The savagery of that desperate struggle, can only be imagined. With a shell fragment entering his shoulder and exiting his back and holding his own intestines with a free hand, Brevet Major Alonzo Cushing directed battery fire into the face of the oncoming adversary, until the bullet entered his mouth and exited the back of his skull.
150 years later, the 22-year-old received the Medal of Honor, posthumously awarded by President Barack Obama.
The “High Water Mark of the Confederacy” marks the point between the corner of a stone wall and that copse of trees, the farthest the shattered remnants of Longstreet’s assault would ever get. Lewis Armistead made it over that wall before being shot down, falling beside the wheels of a Union cannon.
One day, the nation would reunite. The two old friends, never did.
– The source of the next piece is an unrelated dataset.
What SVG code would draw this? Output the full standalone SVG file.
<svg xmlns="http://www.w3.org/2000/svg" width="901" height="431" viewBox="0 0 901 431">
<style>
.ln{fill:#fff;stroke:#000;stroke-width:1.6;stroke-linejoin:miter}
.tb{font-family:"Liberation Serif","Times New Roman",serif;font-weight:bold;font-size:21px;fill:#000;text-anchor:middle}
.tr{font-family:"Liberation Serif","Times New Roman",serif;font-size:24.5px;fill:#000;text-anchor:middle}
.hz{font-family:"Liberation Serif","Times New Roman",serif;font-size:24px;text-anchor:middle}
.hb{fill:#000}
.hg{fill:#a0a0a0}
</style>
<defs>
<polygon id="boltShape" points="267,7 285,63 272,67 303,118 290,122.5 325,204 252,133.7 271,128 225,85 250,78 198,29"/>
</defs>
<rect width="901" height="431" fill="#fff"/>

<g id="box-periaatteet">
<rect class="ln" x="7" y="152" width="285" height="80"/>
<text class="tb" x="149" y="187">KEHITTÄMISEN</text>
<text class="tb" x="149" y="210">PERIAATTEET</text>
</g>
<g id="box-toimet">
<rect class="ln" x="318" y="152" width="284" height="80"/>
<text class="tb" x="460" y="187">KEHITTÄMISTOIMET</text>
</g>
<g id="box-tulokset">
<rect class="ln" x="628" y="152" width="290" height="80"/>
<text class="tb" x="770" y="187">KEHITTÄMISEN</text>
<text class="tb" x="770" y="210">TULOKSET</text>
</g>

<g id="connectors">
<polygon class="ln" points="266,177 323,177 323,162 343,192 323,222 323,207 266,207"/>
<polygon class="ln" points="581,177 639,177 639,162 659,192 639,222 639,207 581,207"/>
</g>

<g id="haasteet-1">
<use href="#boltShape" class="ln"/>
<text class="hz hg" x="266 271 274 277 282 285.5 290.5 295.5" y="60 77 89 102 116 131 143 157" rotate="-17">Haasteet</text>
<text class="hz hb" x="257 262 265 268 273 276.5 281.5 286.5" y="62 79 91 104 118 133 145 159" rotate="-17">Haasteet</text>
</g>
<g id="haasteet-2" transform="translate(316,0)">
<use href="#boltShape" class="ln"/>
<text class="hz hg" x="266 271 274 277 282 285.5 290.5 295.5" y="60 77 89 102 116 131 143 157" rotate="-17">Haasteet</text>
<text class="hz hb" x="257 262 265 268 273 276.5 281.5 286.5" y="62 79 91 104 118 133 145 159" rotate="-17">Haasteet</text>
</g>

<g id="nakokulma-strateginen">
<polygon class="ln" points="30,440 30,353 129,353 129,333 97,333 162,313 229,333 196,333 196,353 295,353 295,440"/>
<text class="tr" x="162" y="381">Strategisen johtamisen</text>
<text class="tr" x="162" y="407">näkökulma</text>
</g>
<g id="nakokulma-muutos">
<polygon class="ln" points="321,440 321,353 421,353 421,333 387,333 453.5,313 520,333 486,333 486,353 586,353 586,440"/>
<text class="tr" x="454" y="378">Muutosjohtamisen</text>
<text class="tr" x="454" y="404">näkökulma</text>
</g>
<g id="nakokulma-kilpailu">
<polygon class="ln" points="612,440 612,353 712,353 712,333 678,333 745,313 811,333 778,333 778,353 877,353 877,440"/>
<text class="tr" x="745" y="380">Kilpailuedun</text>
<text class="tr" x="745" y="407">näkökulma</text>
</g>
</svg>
As Armistead sat bleeding in the grass, he was approached by Major Henry Bingham, of Hancock’s staff. Hancock was himself wounded by this time, the bullet striking his saddle pommel and entering his thigh, along with shards of wood and a bent saddle nail.
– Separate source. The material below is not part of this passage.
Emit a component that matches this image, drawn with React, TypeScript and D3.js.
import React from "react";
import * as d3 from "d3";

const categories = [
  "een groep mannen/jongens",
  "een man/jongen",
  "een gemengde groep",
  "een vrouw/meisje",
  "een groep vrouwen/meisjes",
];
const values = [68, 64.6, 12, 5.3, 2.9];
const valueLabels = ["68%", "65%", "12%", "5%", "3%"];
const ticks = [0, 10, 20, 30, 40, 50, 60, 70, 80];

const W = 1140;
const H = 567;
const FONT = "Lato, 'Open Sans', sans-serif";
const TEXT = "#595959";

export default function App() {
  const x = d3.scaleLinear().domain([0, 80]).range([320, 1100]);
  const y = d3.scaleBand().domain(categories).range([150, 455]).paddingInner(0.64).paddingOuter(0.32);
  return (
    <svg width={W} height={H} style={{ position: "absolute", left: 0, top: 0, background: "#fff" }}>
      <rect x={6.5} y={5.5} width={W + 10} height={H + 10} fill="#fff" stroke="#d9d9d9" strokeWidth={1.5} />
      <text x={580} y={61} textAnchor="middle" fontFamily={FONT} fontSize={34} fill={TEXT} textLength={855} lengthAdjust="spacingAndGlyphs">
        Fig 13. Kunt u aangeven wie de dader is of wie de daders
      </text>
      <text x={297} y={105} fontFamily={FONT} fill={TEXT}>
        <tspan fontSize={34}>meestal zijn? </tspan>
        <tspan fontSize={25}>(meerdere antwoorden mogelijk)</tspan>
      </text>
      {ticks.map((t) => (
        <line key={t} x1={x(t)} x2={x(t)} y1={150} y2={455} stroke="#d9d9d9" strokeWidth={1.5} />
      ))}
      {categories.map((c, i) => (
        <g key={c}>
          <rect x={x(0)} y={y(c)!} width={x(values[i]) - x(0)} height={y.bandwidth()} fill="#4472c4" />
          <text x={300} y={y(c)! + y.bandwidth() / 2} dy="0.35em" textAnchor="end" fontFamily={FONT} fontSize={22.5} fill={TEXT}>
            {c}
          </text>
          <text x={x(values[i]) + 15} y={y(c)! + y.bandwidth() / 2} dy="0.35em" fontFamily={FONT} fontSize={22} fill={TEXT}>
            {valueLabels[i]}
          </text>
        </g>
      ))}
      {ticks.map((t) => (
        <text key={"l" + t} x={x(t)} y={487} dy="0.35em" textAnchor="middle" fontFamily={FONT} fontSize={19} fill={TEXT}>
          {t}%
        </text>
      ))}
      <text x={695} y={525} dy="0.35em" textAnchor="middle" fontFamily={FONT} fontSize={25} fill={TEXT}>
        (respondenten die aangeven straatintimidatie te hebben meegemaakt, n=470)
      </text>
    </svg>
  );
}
Armistead was grieved at hearing the news. Bingham received the General’s personal effects, with instructions they be brought to his old friend. To Almira (“Allie”) Hancock, the General’s wife, Armistead gave a wrapped bible and his personal prayer book, bearing the inscription ”Trust In God And Fear Nothing”.
There are those who debate the meaning of Lewis Armistead’s last message, though the words seem clear enough: “Tell General Hancock for me that I have done him and you all an injury which I shall regret the longest day I live.”
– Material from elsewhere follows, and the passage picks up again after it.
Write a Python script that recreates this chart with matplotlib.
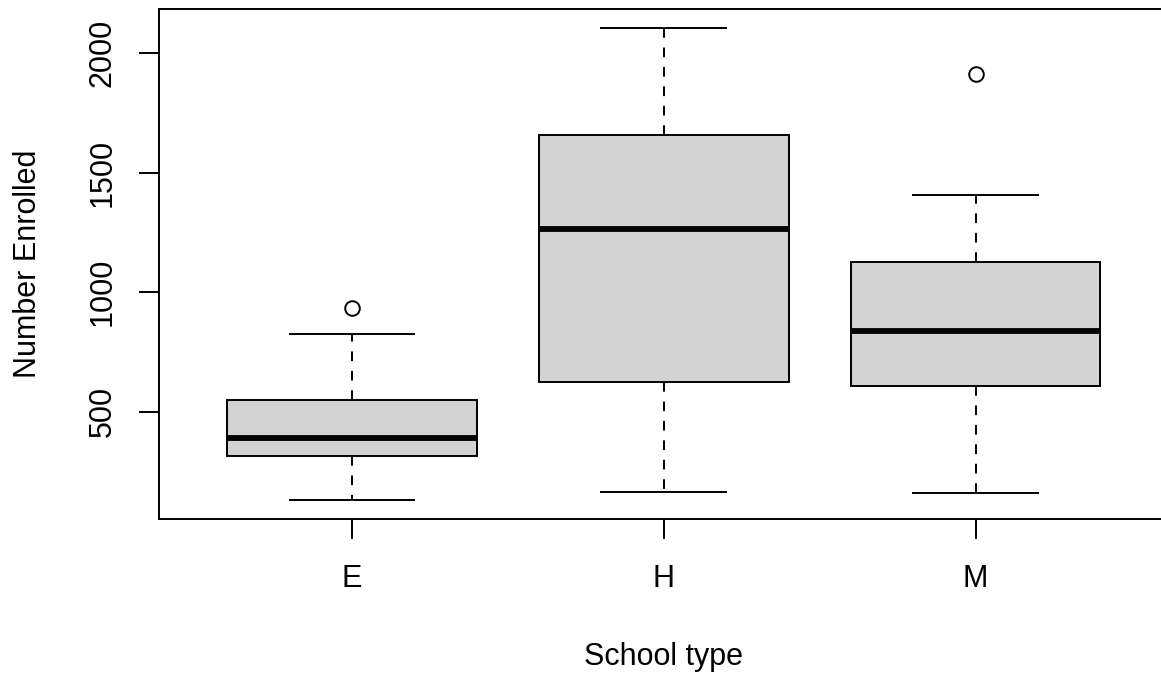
import matplotlib
matplotlib.use("Agg")
import matplotlib.pyplot as plt

plt.rcParams['font.family'] = ['Liberation Sans', 'DejaVu Sans']

# boxplot statistics (Number Enrolled by school type)
school_types = ["E", "H", "M"]
whisker_low = [131, 165, 160]
q1 = [315, 626, 607]
medians = [391, 1264, 836]
q3 = [551, 1658, 1127]
whisker_high = [827, 2107, 1406]
outliers = [[934], [], [1911]]

stats = []
for i, name in enumerate(school_types):
    stats.append({
        "label": name,
        "whislo": whisker_low[i],
        "q1": q1[i],
        "med": medians[i],
        "q3": q3[i],
        "whishi": whisker_high[i],
        "fliers": outliers[i],
    })

fig = plt.figure(figsize=(11.61, 6.73), dpi=100)
ax = fig.add_axes([0.1367, 0.229, 0.8702, 0.758])

lw = 1.4
ax.bxp(stats, positions=[1, 2, 3], widths=0.8, capwidths=0.4,
       patch_artist=True,
       boxprops=dict(facecolor="#d3d3d3", edgecolor="black", linewidth=lw),
       medianprops=dict(color="black", linewidth=4.2, solid_capstyle="butt"),
       whiskerprops=dict(color="black", linewidth=lw, linestyle=(0, (5, 5))),
       capprops=dict(color="black", linewidth=lw),
       flierprops=dict(marker="o", markerfacecolor="none", markeredgecolor="black",
                       markersize=10.5, markeredgewidth=lw))

ax.set_xlim(0.38, 3.62)
ax.set_ylim(52, 2186)
ax.set_yticks([500, 1000, 1500, 2000])
ax.set_xticks([1, 2, 3])
ax.set_xticklabels(school_types)

for s in ax.spines.values():
    s.set_linewidth(lw)

ax.tick_params(axis="both", direction="out", length=14.4, width=lw,
               labelsize=22)
ax.tick_params(axis="x", pad=18)
ax.tick_params(axis="y", pad=15, labelrotation=90)
for t in ax.get_yticklabels():
    t.set_va("center")

ax.set_xlabel("School type", fontsize=22)
ax.set_ylabel("Number Enrolled", fontsize=22)
ax.xaxis.set_label_coords(0.5, -0.271)
ax.xaxis.label.set_va("center")
ax.yaxis.set_label_coords(-0.1293, 0.5)
ax.yaxis.label.set_va("center")

fig.savefig("out.png", dpi=100)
Last year my brother rode up from Alabama and I, down from Massachusetts. We met and paid respects at Dad’s grave in the Sandhills Veterans’ cemetery outside Fayetteville NC and then we were off, to the Blue ridge mountains. Eight days in the saddle, 13 states and 2,800 miles. After saying goodbye in Virginia you know where I had to go next…right?
If you’ve never been. I recommend the trip. The High Water Mark of the Confederacy is always worth the ride.